In the last fifty years, the occupations of the people and their culture have changed from being in many respects medieval, and have assumed modern forms. The earlier turfbuilt farmhouses have now been replaced by comfortable concrete buildings which get their electricity from a source of water power virtually inexhaustible. Many of these,—e. g. the majority of houses in Reykjavík—are heated by water from hot springs, so that the purity of the northern air is seldom spoilt by smoke from coal-fires. The reliable Icelandic pony—so dear to the farmer in New Iceland, and for long known as "a man's best friend"—has now for the most part come to serve the well-to-do who can afford to use it for their joy-rides, its place in farmwork being taken by modern agricultural machinery. As a means of travel it has been replaced by a host of motorcars, and by aeroplanes, which in Iceland are as commonly used in going from one part of the country to another as railway trains in other countries. In fact, it has not been found feasible to build railways in Iceland. Besides this, a large number of airliners make daily use of Icelandic airfields on transatlantic flights. What with most other nations has been a slow and gradual process lasting several centuries, has in Iceland come about in more or less a revolutionary way. It is therefore not to be wondered at that there should have been a certain instability in the development of the urban and economic life of the country. In this field, however, there appear to be signs of consolidation.

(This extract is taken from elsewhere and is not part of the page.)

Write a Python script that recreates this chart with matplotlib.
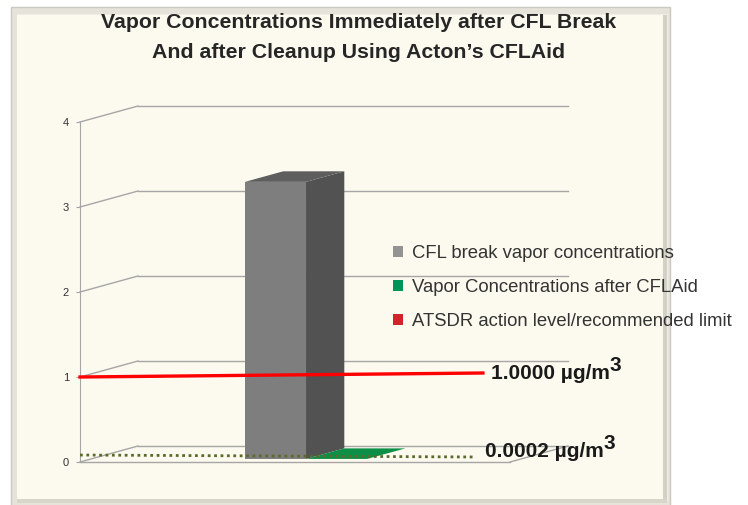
import matplotlib
matplotlib.use("Agg")
import matplotlib.pyplot as plt
from matplotlib.patches import Rectangle, Patch

plt.rcParams['font.family'] = ['Liberation Sans', 'DejaVu Sans']

# data
series_names = ["CFL break vapor concentrations",
                "Vapor Concentrations after CFLAid",
                "ATSDR action level/recommended limit"]
series_colors = ["#939393", "#00935A", "#D2232A"]
cfl_break = [3.26]
after_cflaid = [0.0002]
y_ticks = [0, 1, 2, 3, 4]
# reference lines as drawn on the slide (slightly tilted)
limit_x = [0.0, 0.937]
limit_y = [1.0, 1.047]
after_x = [0.0, 0.916]
after_y = [0.082, 0.059]
limit_label = "1.0000 µg/m"
after_label = "0.0002 µg/m"
title_lines = ["Vapor Concentrations Immediately after CFL Break",
               "And after Cleanup Using Acton\u2019s CFLAid"]

W, H = 748, 505
fig = plt.figure(figsize=(W / 100, H / 100), dpi=100)
fig.patch.set_facecolor("white")


def fr(x, y):
    # pixel (from top-left) -> figure fraction
    return x / W, 1 - y / H


# slide panel with bevel
def panel(x, y, w, h, color, **kw):
    x0, y0 = fr(x, y + h)
    fig.patches.append(Rectangle((x0, y0), w / W, h / H, transform=fig.transFigure,
                                 facecolor=color, zorder=-5, **kw))


panel(11, 7, 659, 502, "#E6E4DA", edgecolor="#C9C9C2", lw=1)
panel(17, 14, 651, 487, "#F1EFE5", edgecolor="none")
panel(17, 15, 646, 484, "#FCF9EE", edgecolor="none")
panel(663, 15, 4, 486, "#D3D1C6", edgecolor="none")
panel(17, 499, 650, 4, "#D8D6CB", edgecolor="none")

# plot area: front plane 80..510 px, 85 px per unit, depth 58 x 16 px
dx = 58 / 430
dy = 16 / 85
ax = fig.add_axes([80 / W, 43 / H, 488 / W, 356 / H])
ax.set_xlim(0, 1 + dx)
ax.set_ylim(0, 4 + dy)
ax.patch.set_alpha(0)
for s in ["top", "right", "bottom"]:
    ax.spines[s].set_visible(False)
ax.spines["left"].set_color("#A6A6A6")
ax.spines["left"].set_bounds(0, 4)
ax.set_xticks([])
ax.set_yticks(y_ticks)
ax.tick_params(axis="y", length=3, color="#A6A6A6", labelsize=8,
               labelcolor="#333333", pad=5)

grid = "#A6A6A6"
for t in y_ticks:
    ax.plot([0, dx], [t, t + dy], color=grid, lw=1, clip_on=False)
    ax.plot([dx, 1 + dx], [t + dy, t + dy], color=grid, lw=1, clip_on=False)
ax.plot([0, 1], [0, 0], color=grid, lw=1, clip_on=False)
ax.plot([1, 1 + dx], [0, dy], color=grid, lw=1, clip_on=False)

# pseudo 3D bars
w = 0.142
f0 = 0.19
bd = 0.66
center = 0.5
faces = [
    (cfl_break[0], center - w, ("#7E7E7E", "#525252", "#5E5E5E")),
    (after_cflaid[0], center, ("#0B8F46", "#07733A", "#0E8F47")),
]
for v, xl, (c_front, c_side, c_top) in faces:
    sx, sy = xl + f0 * dx, f0 * dy
    bx, by = bd * dx, bd * dy
    ax.fill([sx, sx + w, sx + w, sx], [sy, sy, sy + v, sy + v],
            color=c_front, lw=0, zorder=3)
    ax.fill([sx + w, sx + w + bx, sx + w + bx, sx + w],
            [sy, sy + by, sy + by + v, sy + v], color=c_side, lw=0, zorder=3)
    ax.fill([sx, sx + w, sx + w + bx, sx + bx],
            [sy + v, sy + v, sy + v + by, sy + v + by], color=c_top, lw=0, zorder=3)

# limit and after-cleanup lines
ax.plot(limit_x, limit_y, color="#FF0000", lw=2.4, zorder=5, clip_on=False)
ax.plot(after_x, after_y, color="#5C6A2C", lw=2.0, ls=(0, (1, 1.3)),
        zorder=5, clip_on=False)

for lx, ly, lab in [(0.955, 1.04, limit_label), (0.942, 0.12, after_label)]:
    t = ax.text(lx, ly, lab, fontsize=15, fontweight="bold", color="#1A1A1A",
                ha="left", va="center", clip_on=False, zorder=6)
    ax.annotate("3", xy=(1, 0.42), xycoords=t, fontsize=15, fontweight="bold",
                color="#1A1A1A", ha="left", va="bottom", zorder=6)

handles = [Patch(facecolor=c, edgecolor="none") for c in series_colors]
fig.legend(handles, series_names, loc="upper left",
           bbox_to_anchor=fr(393, 245), bbox_transform=fig.transFigure,
           frameon=False, fontsize=13.3, labelcolor="#333333",
           handlelength=0.55, handleheight=0.55, handletextpad=0.5,
           labelspacing=0.92, borderpad=0, borderaxespad=0)

for line, yp in zip(title_lines, [22, 52]):
    tx, ty = fr(359, yp)
    fig.text(tx, ty, line, ha="center", va="center", fontsize=15.3,
             fontweight="bold", color="#262626")

fig.savefig("out.png", dpi=100)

Foreigners who come to this country in search of the old saga-island are sometimes a little disappointed at finding here, in place of saga-tellers and bards, a modern community, with its own university, a national theatre, and a symphony orchestra. Be this as it may, literature still holds first place among the arts and cultures. A collection of books is indeed considered as essential a part of a home as the furniture itself. For such visitors, there may be some consolation in the fact that in some places they may have quite a job in spotting the grocer's among the bookshops.